By David Shepardson
WASHINGTON (Reuters) – Major automakers and industry suppliers on Wednesday urged Congress to move quickly to pass $52 billion in subsidies for U.S. semiconductor production, according to a letter seen by Reuters.
A persistent shortage of chips has disrupted the automotive and electronics industries, forcing some firms to scale back production.
The chief executives of General Motors, Ford Motor, Chrysler-parent Stellantis, Rivian Automotive, Magna International, NXP Semiconductors and senior U.S. leaders of Toyota Motor, Honda Motor, Hyundai Motor, Volkswagen, Mercedes Benz, BMW and Nissan urged Congress to act soon.
“If the U.S. is to remain a leader in automotive innovation, we must make the strategic, forward-looking investments today necessary to enhance the capacity and resilience of our domestic and regional semiconductor supply chains,” the letter said.
The letter warned “currently, the auto industry is facing substantial production losses stemming from capacity challenges across the global semiconductor supply chain” and added “numerous automakers have been forced to halt production and cancel shifts in the United States, with serious consequences for their workers and the communities in which they operate.”

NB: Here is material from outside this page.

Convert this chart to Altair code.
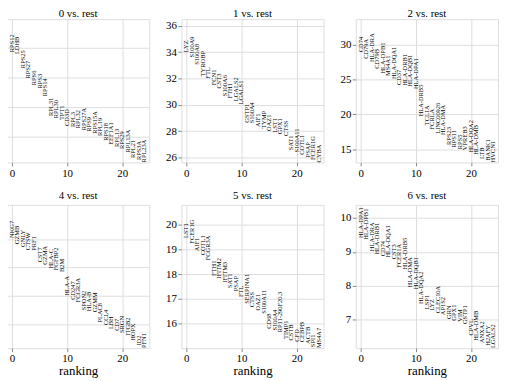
import altair as alt
import pandas as pd

FONT = "Liberation Serif"

titles = ["0 vs. rest", "1 vs. rest", "2 vs. rest", "4 vs. rest", "5 vs. rest", "6 vs. rest"]

genes_0 = ["RPS12", "LDHB", "RPS25", "RPS27", "RPS6", "RPS3", "RPS14", "RPL31", "RPL30", "TPT1",
           "CD3D", "RPL3", "RPL32", "RPS27A", "RPS9", "RPS15A", "RPL19", "RPS18", "EEF1A1", "RPL13",
           "RPS29", "RPL13A", "RPL21", "RPS3A", "RPL23A"]
scores_0 = [31.73, 31.60, 30.65, 29.94, 29.49, 29.27, 28.75, 27.40, 27.25, 27.13,
            26.73, 26.66, 26.57, 26.44, 26.34, 26.21, 26.05, 25.72, 25.45, 25.31,
            25.16, 24.93, 24.55, 24.42, 24.26]

genes_1 = ["LYZ", "S100A9", "S100A8", "TYROBP", "FTL", "FCN1", "CST3", "S100A6", "FTH1", "LGALS2",
           "LGALS1", "GSTP1", "S100A4", "AIF1", "TYMP", "OAZ1", "LST1", "GPX1", "CTSS", "SAT1",
           "S100A11", "COTL1", "PSAP", "FCER1G", "CYBA"]
scores_1 = [33.99, 33.59, 33.04, 32.16, 31.98, 31.48, 31.23, 30.65, 30.48, 30.27,
            30.02, 28.64, 28.59, 28.31, 28.19, 28.01, 27.88, 27.76, 27.63, 26.55,
            26.37, 26.20, 26.00, 25.80, 25.62]

genes_2 = ["CD74", "CD79A", "HLA-DRA", "CD79B", "HLA-DPB1", "MS4A1", "HLA-DQA1", "CD37", "HLA-DRB1", "HLA-DQB1",
           "HLA-DPA1", "HLA-DRB5", "TCL1A", "FCRLA", "LINC00926", "HLA-DMA", "RPS23", "RPS11", "RPS5", "VPREB3",
           "HLA-DQA2", "HLA-DMB", "LTB", "BANK1", "HVCN1"]
scores_2 = [28.96, 28.01, 27.54, 26.59, 25.88, 25.55, 25.09, 24.23, 24.13, 23.99,
            23.66, 19.73, 18.45, 17.84, 17.22, 17.03, 15.61, 15.23, 15.00, 14.86,
            14.52, 14.19, 13.58, 13.34, 13.10]

genes_4 = ["NKG7", "GZMB", "GNLY", "CTSW", "PRF1", "CST7", "GZMA", "HLA-C", "FGFBP2", "B2M",
           "HLA-A", "CD247", "FCGR3A", "SPON2", "HLA-B", "GZMM", "PLAC8", "CCL4", "LBH", "CD7",
           "SRGN", "ITGB2", "HOPX", "ID2", "PFN1"]
scores_4 = [19.04, 18.82, 18.72, 18.61, 18.59, 18.18, 18.10, 17.96, 17.90, 17.84,
            17.00, 16.86, 16.77, 16.49, 16.46, 16.42, 16.06, 15.97, 15.83, 15.77,
            15.69, 15.60, 15.42, 15.25, 15.16]

genes_5 = ["LST1", "FCER1G", "AIF1", "COTL1", "FCGR3A", "FTH1", "IFITM2", "IFITM3", "SAT1", "PSAP",
           "FTL", "SERPINA1", "CTSS", "OAZ1", "S100A11", "CD68", "S100A4", "RP11-290F20.3", "TIMP1", "CSTB",
           "CFD", "CEBPB", "ACTB", "SPI1", "MS4A7"]
scores_5 = [19.46, 19.23, 18.92, 18.76, 18.56, 17.93, 17.82, 17.66, 17.44, 17.31,
            17.08, 16.81, 16.67, 16.54, 16.40, 15.80, 15.73, 15.66, 15.39, 15.33,
            15.28, 15.26, 15.19, 15.06, 15.02]

genes_6 = ["HLA-DPA1", "HLA-DPB1", "HLA-DRA", "HLA-DRB1", "CD74", "HLA-DQA1", "CST3", "FCER1A", "HLA-DRB5", "HLA-DMA",
           "HLA-DQB1", "HLA-DQA2", "LSP1", "LYZ", "CLEC10A", "AP1S2", "GRN", "GPX1", "VIM", "GSTP1",
           "CPVL", "HLA-DMB", "ANXA2", "H2AFY", "LGALS2"]
scores_6 = [9.41, 9.36, 9.02, 8.92, 8.87, 8.83, 8.78, 8.53, 8.48, 7.95,
            7.90, 7.46, 7.31, 7.26, 7.19, 7.13, 7.02, 6.97, 6.94, 6.87,
            6.53, 6.38, 6.31, 6.23, 6.16]

y_ticks = [
    [26, 28, 30, 32],
    [26, 28, 30, 32, 34, 36],
    [15, 20, 25, 30],
    [16, 17, 18, 19],
    [16, 17, 18, 19, 20],
    [7, 8, 9, 10],
]
x_ticks = [0, 10, 20]

W, H = 144, 145


def panel(title, genes, scores, yvals, show_ylabels, show_xtitle, title_offset):
    df = pd.DataFrame({"rank": list(range(len(genes))), "score": scores, "gene": genes})
    lo, hi = min(scores), max(scores)
    dom = [lo, hi + 0.3 * (hi - lo)]
    xaxis_kw = dict(values=x_ticks, grid=True, domain=False, labelFontSize=11,
                    tickSize=3.5, labelPadding=1.5, labelFont=FONT, labelColor="black")
    if show_xtitle:
        xaxis_kw.update(title="ranking", titleFont=FONT, titleFontSize=13,
                        titleFontWeight="normal", titleColor="black", titlePadding=1)
    else:
        xaxis_kw.update(title="")
    yaxis_kw = dict(values=yvals, grid=True, domain=False, title="", labelFontSize=11,
                    labelFont=FONT, labelColor="black", labelPadding=1.5)
    if show_ylabels:
        yaxis_kw.update(tickSize=3.5)
    else:
        yaxis_kw.update(labels=False, ticks=False)
    return alt.Chart(df).mark_text(
        angle=270, align="left", baseline="middle", font=FONT, fontSize=6.5, color="black"
    ).encode(
        x=alt.X("rank:Q", scale=alt.Scale(domain=[-0.9, 24.9], nice=False, zero=False),
                axis=alt.Axis(**xaxis_kw)),
        y=alt.Y("score:Q", scale=alt.Scale(domain=dom, nice=False, zero=False),
                axis=alt.Axis(**yaxis_kw)),
        text="gene:N",
    ).properties(
        width=W, height=H,
        title=alt.TitleParams(title, font=FONT, fontSize=11, fontWeight="normal",
                              color="black", anchor="middle", offset=title_offset),
    )


p0 = panel(titles[0], genes_0, scores_0, y_ticks[0], False, False, 0)
p1 = panel(titles[1], genes_1, scores_1, y_ticks[1], True, False, 0)
p2 = panel(titles[2], genes_2, scores_2, y_ticks[2], True, False, 0)
p4 = panel(titles[3], genes_4, scores_4, y_ticks[3], False, True, 4)
p5 = panel(titles[4], genes_5, scores_5, y_ticks[4], True, True, 4)
p6 = panel(titles[5], genes_6, scores_6, y_ticks[5], True, True, 4)

chart = alt.concat(
    p0, p1, p2, p4, p5, p6, columns=3,
    spacing={"row": 43, "column": 32.5}, bounds="flush"
).properties(
    padding={"left": -2, "top": -3, "right": 0, "bottom": 0}
).configure_view(
    stroke="#333333", strokeWidth=1
).configure_axis(
    gridColor="#d9d9d9", gridWidth=0.8, tickColor="#333333", tickWidth=0.8
).configure(background="white")

chart.save("out.html", embed_options={"renderer": "svg", "actions": False})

The funding includes $2 billion to incentivize production of “mature node” semiconductors used by the auto industry and in medical devices, agricultural machinery and some national defense applications.
Congressional leaders met Tuesday to try to hammer out a compromise.
House Speaker Nancy Pelosi and Senate Majority Leader Chuck Schumer on Tuesday urged swift action and said they believed there was no reason the bill should not through Congress in July.
The Senate legislation, passed in June 2021, included $52 billion for chips subsidies and authorized another $200 billion to boost U.S. scientific and technological innovation to compete with China.
The House version, passed in February, is nearly 3,000 pages long and includes the $52 billion along with a number of trade proposals not in the Senate bill.